O presidente do Tribunal Constitucional (TC), João Caupers, considerou esta quarta-feira que “não vai ser fácil a tarefa” da Entidade para a Transparência e recusou que este organismo vá “pôr fim à corrupção” ou às “fraudes e abusos”.
“Não vai ser fácil a tarefa que vos espera. Nunca é, de resto, quando se trata de criar algo novo. E, sobretudo, não o é na área em que vão operar e no contexto atual”, afirmou João Caupers na tomada de possa da direção da Entidade para a Transparência.
Ana Raquel Moniz tomou esta quarta-feira como presidente da Entidade para a Transparência, e terá como vogais Mónica Correia e Pedro Miguel Nunes. A cerimónia decorreu no Palácio Ratton, em Lisboa, e contou com a presença do Presidente da República, Marcelo Rebelo de Sousa, do presidente da Assembleia da República, Augusto Santos Silva, e da ministra da Justiça, Catarina Sarmento e Castro.
A Entidade para a Transparência, aprovada em 2019 e que aguarda instalação desde então, vai fiscalizar as declarações únicas de rendimentos, património e interesses dos titulares de cargos políticos e altos cargos públicos.

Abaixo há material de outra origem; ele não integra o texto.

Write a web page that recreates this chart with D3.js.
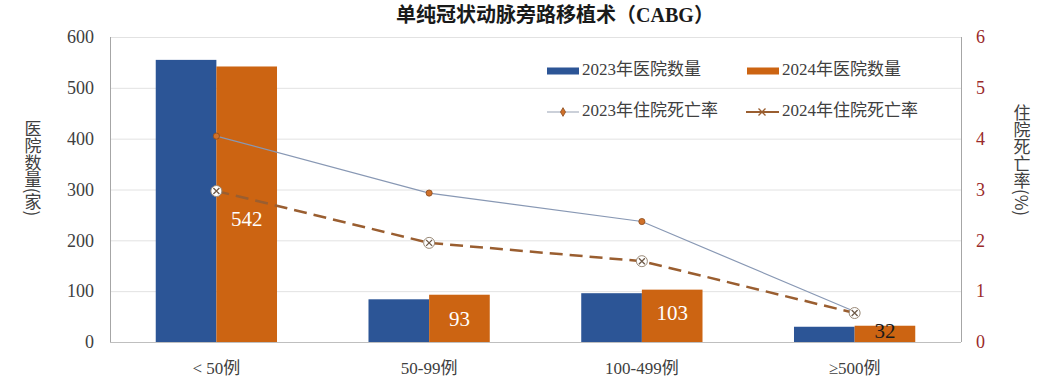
<!DOCTYPE html>
<html>
<head>
<meta charset="utf-8">
<script src="https://cdn.jsdelivr.net/npm/d3@7"></script>
<style>
  body { margin: 0; background: #fff; }
  .chart text { font-family: "Liberation Serif", "Noto Sans CJK SC", serif; }
  .vtitle { font-family: "Noto Sans CJK SC", sans-serif !important; writing-mode: vertical-rl; text-orientation: mixed; }
</style>
</head>
<body>
<svg class="chart"></svg>
<script>
var categories = ["< 50例", "50-99例", "100-499例", "≥500例"];
var series = ["2023年医院数量", "2024年医院数量"];
var hospitals2023 = [555, 84, 96, 30];
var hospitals2024 = [542, 93, 103, 32];
var mortality2023 = [4.05, 2.93, 2.37, 0.6];
var mortality2024 = [2.97, 1.95, 1.59, 0.57];
var leftTicks = [0, 100, 200, 300, 400, 500, 600];
var rightTicks = [0, 1, 2, 3, 4, 5, 6];

(function() {
    var width = 1048, height = 389;
    var margin = {top: 37, right: 87, bottom: 47, left: 110};
    var plotW = width - margin.left - margin.right,
        bottom = height - margin.bottom;

    var svg = d3.select(".chart")
        .attr("width", width)
        .attr("height", height);

    var x0 = d3.scaleBand().domain(categories)
        .range([margin.left, margin.left + plotW])
        .paddingInner(0.43).paddingOuter(0.215);
    var x1 = d3.scaleBand().domain(series).range([0, x0.bandwidth()]);
    var y = d3.scaleLinear().domain([0, 600]).range([bottom, margin.top]);
    var y2 = d3.scaleLinear().domain([0, 6]).range([bottom, margin.top]);
    var colors = ["#2c5596", "#cc6412"];

    // grid
    svg.append("g").selectAll("line")
        .data(leftTicks)
        .enter().append("line")
        .attr("x1", margin.left).attr("x2", margin.left + plotW)
        .attr("y1", function(d) { return y(d) + 0.5; })
        .attr("y2", function(d) { return y(d) + 0.5; })
        .attr("stroke", function(d) { return d === 0 ? "#bfbfbf" : "#e2e2e2"; })
        .attr("stroke-width", 1);

    svg.append("line").attr("x1", margin.left + 0.5).attr("x2", margin.left + 0.5)
        .attr("y1", y(600)).attr("y2", bottom).attr("stroke", "#a6a6a6");
    svg.append("line").attr("x1", margin.left + plotW + 0.5).attr("x2", margin.left + plotW + 0.5)
        .attr("y1", y(600)).attr("y2", bottom).attr("stroke", "#a6a6a6");

    // axes
    var leftAxis = svg.append("g")
        .attr("transform", "translate(" + (margin.left - 16) + ",0)")
        .call(d3.axisLeft(y).tickValues(leftTicks).tickSize(0).tickPadding(0));
    leftAxis.select(".domain").remove();
    leftAxis.selectAll("text").attr("font-size", 18).attr("fill", "#404040")
        .style("font-family", "Liberation Serif");

    var rightAxis = svg.append("g")
        .attr("transform", "translate(" + (margin.left + plotW + 15) + ",0)")
        .call(d3.axisRight(y2).tickValues(rightTicks).tickFormat(d3.format("d")).tickSize(0).tickPadding(0));
    rightAxis.select(".domain").remove();
    rightAxis.selectAll("text").attr("font-size", 18).attr("fill", "#9a2a2a")
        .style("font-family", "Liberation Serif");

    var bottomAxis = svg.append("g")
        .attr("transform", "translate(0," + bottom + ")")
        .call(d3.axisBottom(x0).tickSize(0).tickPadding(20));
    bottomAxis.select(".domain").remove();
    bottomAxis.selectAll("text").attr("font-size", 17).attr("fill", "#404040");

    // bars
    var barData = [hospitals2023, hospitals2024];
    var groups = svg.append("g").selectAll("g")
        .data(series)
        .enter().append("g")
        .attr("fill", function(d, i) { return colors[i]; });
    groups.selectAll("rect")
        .data(function(s, si) {
            return categories.map(function(c, ci) { return {c: c, s: s, v: barData[si][ci]}; });
        })
        .enter().append("rect")
        .attr("x", function(d) { return x0(d.c) + x1(d.s); })
        .attr("y", function(d) { return y(d.v); })
        .attr("width", x1.bandwidth())
        .attr("height", function(d) { return bottom - y(d.v); });

    // labels on 2024 bars
    svg.append("g").selectAll("text")
        .data(hospitals2024)
        .enter().append("text")
        .attr("x", function(d, i) { return x0(categories[i]) + x1(series[1]) + x1.bandwidth() / 2; })
        .attr("y", function(d, i) {
            if (i === 0) return y(d * 0.44);
            if (i === 3) return y(d) + 7;
            return y(d) + 26;
        })
        .attr("dominant-baseline", "middle")
        .attr("text-anchor", "middle")
        .attr("font-size", 21)
        .attr("fill", function(d, i) { return i === 3 ? "#1a1a1a" : "#fff"; })
        .text(function(d) { return d; });

    // lines
    var cx = function(i) { return x0(categories[i]) + x0.bandwidth() / 2; };
    var line = d3.line()
        .x(function(d, i) { return cx(i); })
        .y(function(d) { return y2(d); });

    svg.append("path").datum(mortality2023)
        .attr("d", line).attr("fill", "none")
        .attr("stroke", "#8898b4").attr("stroke-width", 1.2);
    svg.append("path").datum(mortality2024)
        .attr("d", line).attr("fill", "none")
        .attr("stroke", "#9a5e30").attr("stroke-width", 2.5)
        .attr("stroke-dasharray", "13,7");

    var diamond = d3.symbol().type(d3.symbolCircle).size(30);
    svg.append("g").selectAll("path")
        .data(mortality2023)
        .enter().append("path")
        .attr("d", diamond)
        .attr("transform", function(d, i) { return "translate(" + cx(i) + "," + y2(d) + ")"; })
        .attr("fill", "#d0712a").attr("stroke", "#8a4a1c").attr("stroke-width", 0.8);

    var xm = svg.append("g").selectAll("g")
        .data(mortality2024)
        .enter().append("g")
        .attr("transform", function(d, i) { return "translate(" + cx(i) + "," + y2(d) + ")"; });
    xm.append("circle").attr("r", 5.5).attr("fill", "#fff").attr("stroke", "#9a8a78").attr("stroke-width", 1);
    xm.append("path").attr("d", "M-3,-3L3,3M-3,3L3,-3").attr("stroke", "#6e5a48").attr("stroke-width", 1.3);

    // legend
    var lg = svg.append("g");
    [[547, 71], [747, 71]].forEach(function(p, i) {
        lg.append("rect").attr("x", p[0]).attr("y", p[1] - 3.5).attr("width", 32).attr("height", 7)
            .attr("fill", colors[i]);
        lg.append("text").attr("x", p[0] + 35).attr("y", p[1]).attr("dominant-baseline", "middle")
            .attr("font-size", 17).attr("fill", "#404040").text(series[i]);
    });
    lg.append("line").attr("x1", 547).attr("x2", 579).attr("y1", 112).attr("y2", 112)
        .attr("stroke", "#a8b0c0").attr("stroke-width", 1.2);
    lg.append("path").attr("d", d3.symbol().type(d3.symbolDiamond).size(22)).attr("transform", "translate(563,112)")
        .attr("fill", "#d0712a").attr("stroke", "#8a4a1c").attr("stroke-width", 0.8);
    lg.append("text").attr("x", 582).attr("y", 112).attr("dominant-baseline", "middle")
        .attr("font-size", 17).attr("fill", "#404040").text("2023年住院死亡率");
    lg.append("line").attr("x1", 746).attr("x2", 779).attr("y1", 112).attr("y2", 112)
        .attr("stroke", "#9a5e30").attr("stroke-width", 2);
    lg.append("path").attr("d", "M-3.5,-3.5L3.5,3.5M-3.5,3.5L3.5,-3.5").attr("transform", "translate(762,112)")
        .attr("stroke", "#9a5e30").attr("stroke-width", 1.3);
    lg.append("text").attr("x", 782).attr("y", 112).attr("dominant-baseline", "middle")
        .attr("font-size", 17).attr("fill", "#404040").text("2024年住院死亡率");

    // titles
    svg.append("text").attr("x", 555).attr("y", 17)
        .attr("text-anchor", "middle").attr("dominant-baseline", "middle")
        .attr("font-size", 20).attr("font-weight", "bold").attr("fill", "#1a1a1a")
        .text("单纯冠状动脉旁路移植术（CABG）");

    svg.append("text").attr("class", "vtitle")
        .attr("x", 33).attr("y", 168).attr("text-anchor", "middle")
        .attr("font-size", 17).attr("fill", "#404040").text("医院数量(家)");
    svg.append("text").attr("class", "vtitle")
        .attr("x", 1022).attr("y", 160).attr("text-anchor", "middle")
        .attr("font-size", 17).attr("fill", "#404040").text("住院死亡率(%)");
})();
</script>
</body>
</html>
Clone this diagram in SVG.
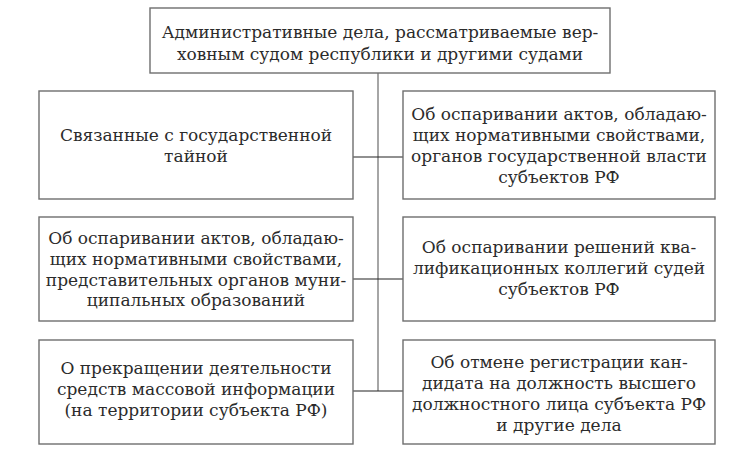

Na sua intervenção, o presidente do TC afirmou que “é previsível que a mudança de paradigma venha a gerar dúvidas, hesitações, erros e omissões por parte dos declarantes”, salientando que “nesta fase, a ação pedagógica da Entidade para a Transparência será indispensável” pois a “maioria dos declarantes tentará, como já faz hoje, cumprir a lei”.
João Caupers considerou igualmente que “a expectativa que a Entidade para a Transparência desperta é compreensível, mas largamente fruto do desconhecimento das suas atribuições“.
“Para uns, de pouco servirá, porque nada mais fará do que receber e guardar informação, para outros, servirá para quase tudo: irá finalmente pôr fim à corrupção, ao tráfico de influências, às fraudes e abusos, enfim, resgatar os pecados do mundo”, elencou, apontando que “nem uns nem outros estão certos“.
O presidente do TC sustentou que “a transparência, que dá o nome à nova entidade, não constitui um fim em si mesmo, é antes um instrumento, valioso, mas não o único, para prosseguir finalidades caras ao Estado de direito, quais sejam as de procurar garantir que os comportamentos dos decisores públicos respeitem a legalidade, a imparcialidade, a probidade e a moralidade administrativas”.
“A função primordial da Entidade para a Transparência vai desenvolver-se num quadro em que confluem dois valores, de um lado, a aplicação rigorosa e pontual da lei, do outro, o respeito pelos direitos das pessoas, de todas as pessoas”, defendeu, afirmando estar certo de que a direção da entidade saberá “equilibrar de forma inteligente, serena e sensata estes dois valores”.
O juiz reiterou que a previsão é de que ainda durante este mês a direção possa instalar-se em Coimbra, no Palácio dos Grilos, depois da conclusão da primeira fase da requalificação do edifício, mas apontou que será uma “ocupação precária” por não ser “apoiada em qualquer instrumento jurídico capaz de acautelar os interesses do Tribunal e da Universidade”.
“Confia-se que o Governo não deixará de cumprir a sua parte no que respeita ao edifício, possibilitando a instalação completa da entidade”, salientou.
O presidente do TC recordou ainda o processo de constituição da Entidade para a Transparência, considerando que “na parte que lhe competia”, nomeadamente “a conceção e operacionalização da plataforma eletrónica destinada a registar e tratar as declarações únicas de património e rendimentos”, o tribunal “foi dando os passos necessários” e recusou as críticas de que “demorou muito tempo”.